- Directions
Give the material once more, word for word, without any images.

- Supplied data
[Begin]

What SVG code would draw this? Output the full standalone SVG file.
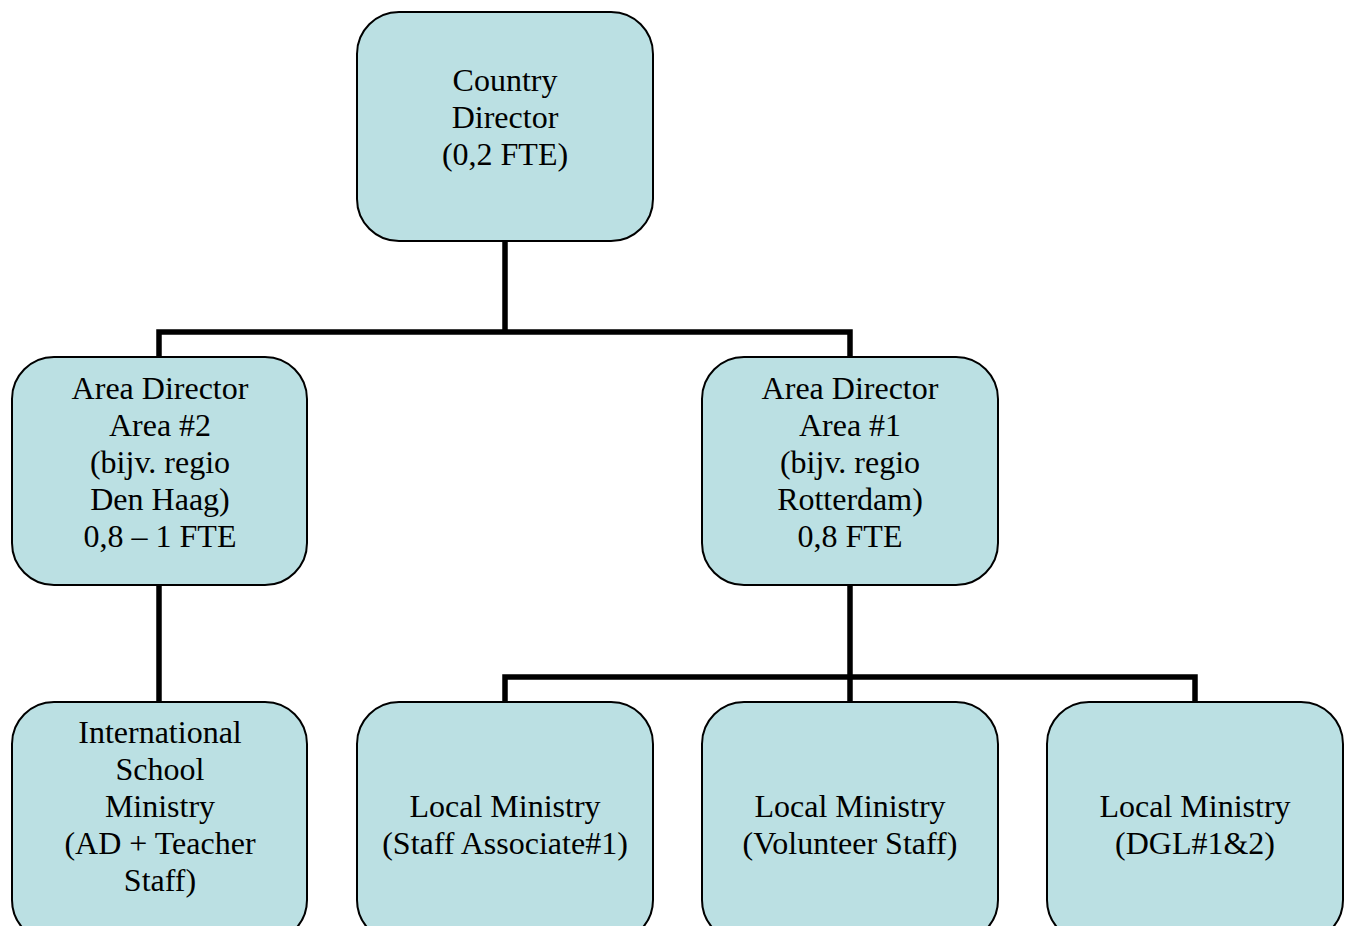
<svg xmlns="http://www.w3.org/2000/svg" width="1349" height="926" viewBox="0 0 1349 926">
<style>
.box{fill:#BBE0E3;stroke:#000;stroke-width:2}
.t{font-family:"Liberation Serif","Times New Roman",serif;font-size:32px;fill:#000;text-anchor:middle}
.c{fill:none;stroke:#000;stroke-width:5.5;stroke-linecap:square;stroke-linejoin:miter}
</style>
<rect width="1349" height="926" fill="#fff"/>
<g id="connectors">
<path class="c" d="M505 243V332M159 357V332H850V357"/>
<path class="c" d="M159 587V700"/>
<path class="c" d="M850 587V700M505 700V677H1195V700"/>
</g>
<g id="country-director">
<rect class="box" x="357" y="12" width="296" height="229" rx="42"/>
<text class="t" x="505" y="91">Country</text>
<text class="t" x="505" y="128">Director</text>
<text class="t" x="505" y="165">(0,2 FTE)</text>
</g>
<g id="area-director-2">
<rect class="box" x="12" y="357" width="295" height="228" rx="42"/>
<text class="t" x="160" y="399">Area Director</text>
<text class="t" x="160" y="436">Area #2</text>
<text class="t" x="160" y="473">(bijv. regio</text>
<text class="t" x="160" y="510">Den Haag)</text>
<text class="t" x="160" y="547">0,8 – 1 FTE</text>
</g>
<g id="area-director-1">
<rect class="box" x="702" y="357" width="296" height="228" rx="42"/>
<text class="t" x="850" y="399">Area Director</text>
<text class="t" x="850" y="436">Area #1</text>
<text class="t" x="850" y="473">(bijv. regio</text>
<text class="t" x="850" y="510">Rotterdam)</text>
<text class="t" x="850" y="547">0,8 FTE</text>
</g>
<g id="international-school">
<rect class="box" x="12" y="702" width="295" height="240" rx="42"/>
<text class="t" x="160" y="743">International</text>
<text class="t" x="160" y="780">School</text>
<text class="t" x="160" y="817">Ministry</text>
<text class="t" x="160" y="854">(AD + Teacher</text>
<text class="t" x="160" y="891">Staff)</text>
</g>
<g id="local-staff-associate">
<rect class="box" x="357" y="702" width="296" height="240" rx="42"/>
<text class="t" x="505" y="817">Local Ministry</text>
<text class="t" x="505" y="854">(Staff Associate#1)</text>
</g>
<g id="local-volunteer">
<rect class="box" x="702" y="702" width="296" height="240" rx="42"/>
<text class="t" x="850" y="817">Local Ministry</text>
<text class="t" x="850" y="854">(Volunteer Staff)</text>
</g>
<g id="local-dgl">
<rect class="box" x="1047" y="702" width="296" height="240" rx="42"/>
<text class="t" x="1195" y="817">Local Ministry</text>
<text class="t" x="1195" y="854">(DGL#1&amp;2)</text>
</g>
</svg>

[End]

- Solution to this problem
What SVG code would draw this? Output the full standalone SVG file.
<svg xmlns="http://www.w3.org/2000/svg" width="1349" height="926" viewBox="0 0 1349 926">
<style>
.box{fill:#BBE0E3;stroke:#000;stroke-width:2}
.t{font-family:"Liberation Serif","Times New Roman",serif;font-size:32px;fill:#000;text-anchor:middle}
.c{fill:none;stroke:#000;stroke-width:5.5;stroke-linecap:square;stroke-linejoin:miter}
</style>
<rect width="1349" height="926" fill="#fff"/>
<g id="connectors">
<path class="c" d="M505 243V332M159 357V332H850V357"/>
<path class="c" d="M159 587V700"/>
<path class="c" d="M850 587V700M505 700V677H1195V700"/>
</g>
<g id="country-director">
<rect class="box" x="357" y="12" width="296" height="229" rx="42"/>
<text class="t" x="505" y="91">Country</text>
<text class="t" x="505" y="128">Director</text>
<text class="t" x="505" y="165">(0,2 FTE)</text>
</g>
<g id="area-director-2">
<rect class="box" x="12" y="357" width="295" height="228" rx="42"/>
<text class="t" x="160" y="399">Area Director</text>
<text class="t" x="160" y="436">Area #2</text>
<text class="t" x="160" y="473">(bijv. regio</text>
<text class="t" x="160" y="510">Den Haag)</text>
<text class="t" x="160" y="547">0,8 – 1 FTE</text>
</g>
<g id="area-director-1">
<rect class="box" x="702" y="357" width="296" height="228" rx="42"/>
<text class="t" x="850" y="399">Area Director</text>
<text class="t" x="850" y="436">Area #1</text>
<text class="t" x="850" y="473">(bijv. regio</text>
<text class="t" x="850" y="510">Rotterdam)</text>
<text class="t" x="850" y="547">0,8 FTE</text>
</g>
<g id="international-school">
<rect class="box" x="12" y="702" width="295" height="240" rx="42"/>
<text class="t" x="160" y="743">International</text>
<text class="t" x="160" y="780">School</text>
<text class="t" x="160" y="817">Ministry</text>
<text class="t" x="160" y="854">(AD + Teacher</text>
<text class="t" x="160" y="891">Staff)</text>
</g>
<g id="local-staff-associate">
<rect class="box" x="357" y="702" width="296" height="240" rx="42"/>
<text class="t" x="505" y="817">Local Ministry</text>
<text class="t" x="505" y="854">(Staff Associate#1)</text>
</g>
<g id="local-volunteer">
<rect class="box" x="702" y="702" width="296" height="240" rx="42"/>
<text class="t" x="850" y="817">Local Ministry</text>
<text class="t" x="850" y="854">(Volunteer Staff)</text>
</g>
<g id="local-dgl">
<rect class="box" x="1047" y="702" width="296" height="240" rx="42"/>
<text class="t" x="1195" y="817">Local Ministry</text>
<text class="t" x="1195" y="854">(DGL#1&amp;2)</text>
</g>
</svg>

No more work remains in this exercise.